Repeat, exactly and only, the lines from the beginning of the data through the line with "t = np.linspace(0, 3, 61)". Pictures are left out.

--

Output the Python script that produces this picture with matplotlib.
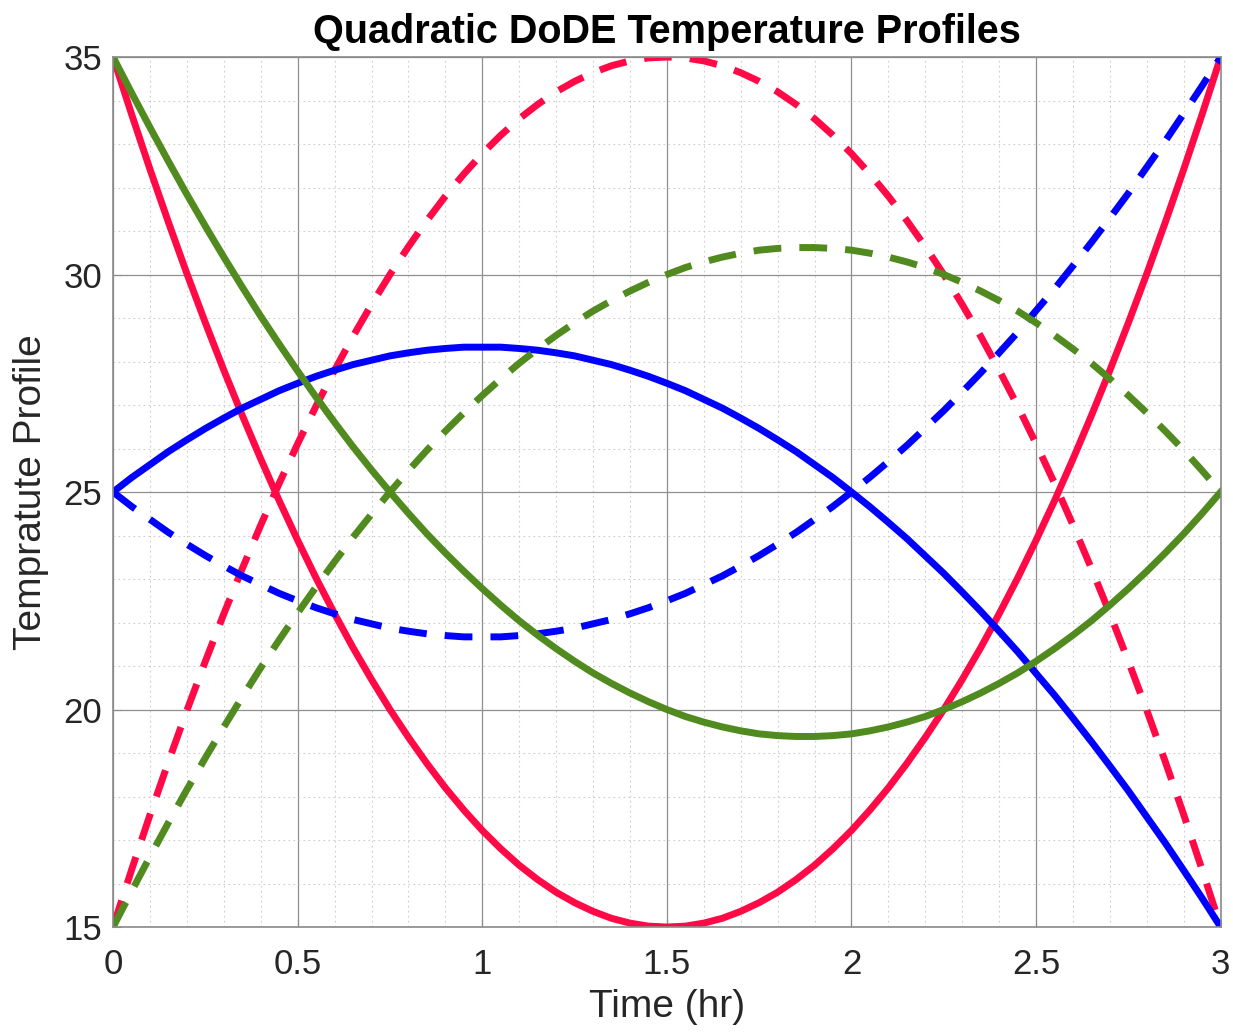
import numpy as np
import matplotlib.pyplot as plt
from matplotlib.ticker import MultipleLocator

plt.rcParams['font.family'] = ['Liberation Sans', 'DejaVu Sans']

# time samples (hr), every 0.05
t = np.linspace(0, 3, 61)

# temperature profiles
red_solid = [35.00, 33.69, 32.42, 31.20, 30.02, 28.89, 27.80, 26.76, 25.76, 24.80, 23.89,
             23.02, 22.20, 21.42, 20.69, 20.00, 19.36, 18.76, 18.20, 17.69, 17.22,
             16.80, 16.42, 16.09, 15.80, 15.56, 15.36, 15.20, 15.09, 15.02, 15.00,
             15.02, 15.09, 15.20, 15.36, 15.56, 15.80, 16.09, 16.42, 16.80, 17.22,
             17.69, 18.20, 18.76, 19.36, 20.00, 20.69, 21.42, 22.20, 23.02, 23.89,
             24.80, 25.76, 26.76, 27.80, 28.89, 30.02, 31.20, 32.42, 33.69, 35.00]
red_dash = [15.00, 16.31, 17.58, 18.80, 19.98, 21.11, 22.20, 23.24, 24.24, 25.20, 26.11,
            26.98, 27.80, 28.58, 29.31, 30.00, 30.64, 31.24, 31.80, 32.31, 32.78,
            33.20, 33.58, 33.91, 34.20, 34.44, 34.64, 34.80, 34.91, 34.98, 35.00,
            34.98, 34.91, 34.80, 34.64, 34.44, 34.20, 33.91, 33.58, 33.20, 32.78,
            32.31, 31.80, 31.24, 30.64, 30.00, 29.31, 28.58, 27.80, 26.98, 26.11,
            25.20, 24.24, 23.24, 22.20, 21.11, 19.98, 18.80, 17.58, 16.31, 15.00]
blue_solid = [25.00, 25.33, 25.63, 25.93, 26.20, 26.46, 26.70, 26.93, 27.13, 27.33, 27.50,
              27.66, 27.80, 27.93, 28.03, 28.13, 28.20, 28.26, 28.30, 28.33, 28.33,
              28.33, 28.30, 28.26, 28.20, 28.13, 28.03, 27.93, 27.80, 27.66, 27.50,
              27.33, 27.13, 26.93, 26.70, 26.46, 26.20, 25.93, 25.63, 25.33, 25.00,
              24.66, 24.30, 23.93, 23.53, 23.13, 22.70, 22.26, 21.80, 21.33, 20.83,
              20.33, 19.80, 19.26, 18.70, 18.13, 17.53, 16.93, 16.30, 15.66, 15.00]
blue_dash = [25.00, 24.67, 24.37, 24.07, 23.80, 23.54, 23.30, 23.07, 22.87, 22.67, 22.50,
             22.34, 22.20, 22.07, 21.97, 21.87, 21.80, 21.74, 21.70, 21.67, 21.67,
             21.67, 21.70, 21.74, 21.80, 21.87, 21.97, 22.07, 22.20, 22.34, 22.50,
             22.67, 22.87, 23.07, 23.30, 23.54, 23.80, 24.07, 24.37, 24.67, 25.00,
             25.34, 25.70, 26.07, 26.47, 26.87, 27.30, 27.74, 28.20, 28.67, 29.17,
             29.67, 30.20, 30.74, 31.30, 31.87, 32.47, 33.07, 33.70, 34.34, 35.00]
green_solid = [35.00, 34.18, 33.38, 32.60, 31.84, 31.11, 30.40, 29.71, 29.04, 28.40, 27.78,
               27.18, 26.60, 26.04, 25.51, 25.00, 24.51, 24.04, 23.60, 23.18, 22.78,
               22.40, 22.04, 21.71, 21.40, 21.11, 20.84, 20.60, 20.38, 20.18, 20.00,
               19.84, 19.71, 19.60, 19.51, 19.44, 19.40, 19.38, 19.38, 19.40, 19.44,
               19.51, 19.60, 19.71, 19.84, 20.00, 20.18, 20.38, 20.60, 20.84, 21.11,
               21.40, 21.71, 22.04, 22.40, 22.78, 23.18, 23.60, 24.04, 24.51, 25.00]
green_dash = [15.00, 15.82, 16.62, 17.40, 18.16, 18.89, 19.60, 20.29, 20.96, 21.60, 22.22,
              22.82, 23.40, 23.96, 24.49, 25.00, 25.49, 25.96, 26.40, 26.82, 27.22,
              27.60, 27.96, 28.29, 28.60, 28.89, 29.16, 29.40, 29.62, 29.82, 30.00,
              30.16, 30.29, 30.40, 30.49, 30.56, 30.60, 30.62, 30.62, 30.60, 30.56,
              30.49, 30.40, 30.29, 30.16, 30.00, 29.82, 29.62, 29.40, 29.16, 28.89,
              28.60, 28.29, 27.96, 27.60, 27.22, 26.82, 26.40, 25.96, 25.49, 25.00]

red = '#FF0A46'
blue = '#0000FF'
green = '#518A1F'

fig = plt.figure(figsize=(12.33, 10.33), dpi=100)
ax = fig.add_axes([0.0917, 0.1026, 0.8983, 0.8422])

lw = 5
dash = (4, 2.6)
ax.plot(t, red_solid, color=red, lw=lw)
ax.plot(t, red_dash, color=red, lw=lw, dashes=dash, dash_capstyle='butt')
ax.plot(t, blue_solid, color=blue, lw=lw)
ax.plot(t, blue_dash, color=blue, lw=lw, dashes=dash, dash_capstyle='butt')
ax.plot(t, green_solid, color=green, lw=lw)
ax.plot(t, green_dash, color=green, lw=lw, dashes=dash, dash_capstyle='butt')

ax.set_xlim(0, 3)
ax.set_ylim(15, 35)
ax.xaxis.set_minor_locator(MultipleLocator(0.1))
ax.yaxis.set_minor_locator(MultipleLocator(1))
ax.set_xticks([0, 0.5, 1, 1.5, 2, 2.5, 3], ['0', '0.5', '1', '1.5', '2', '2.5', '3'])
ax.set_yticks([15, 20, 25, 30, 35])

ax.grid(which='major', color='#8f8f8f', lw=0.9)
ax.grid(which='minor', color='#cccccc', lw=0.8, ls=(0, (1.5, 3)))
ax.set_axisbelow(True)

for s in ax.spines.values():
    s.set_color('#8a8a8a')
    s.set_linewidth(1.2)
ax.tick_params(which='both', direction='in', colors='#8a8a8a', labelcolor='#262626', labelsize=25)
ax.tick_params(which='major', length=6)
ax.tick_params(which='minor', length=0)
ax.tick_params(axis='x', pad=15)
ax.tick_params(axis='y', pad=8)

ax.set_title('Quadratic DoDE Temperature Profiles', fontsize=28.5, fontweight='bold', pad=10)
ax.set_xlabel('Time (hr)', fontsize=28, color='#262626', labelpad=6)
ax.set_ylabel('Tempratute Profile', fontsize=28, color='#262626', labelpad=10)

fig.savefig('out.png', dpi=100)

--

■ Full solution:
Output the Python script that produces this picture with matplotlib.
import numpy as np
import matplotlib.pyplot as plt
from matplotlib.ticker import MultipleLocator

plt.rcParams['font.family'] = ['Liberation Sans', 'DejaVu Sans']

# time samples (hr), every 0.05
t = np.linspace(0, 3, 61)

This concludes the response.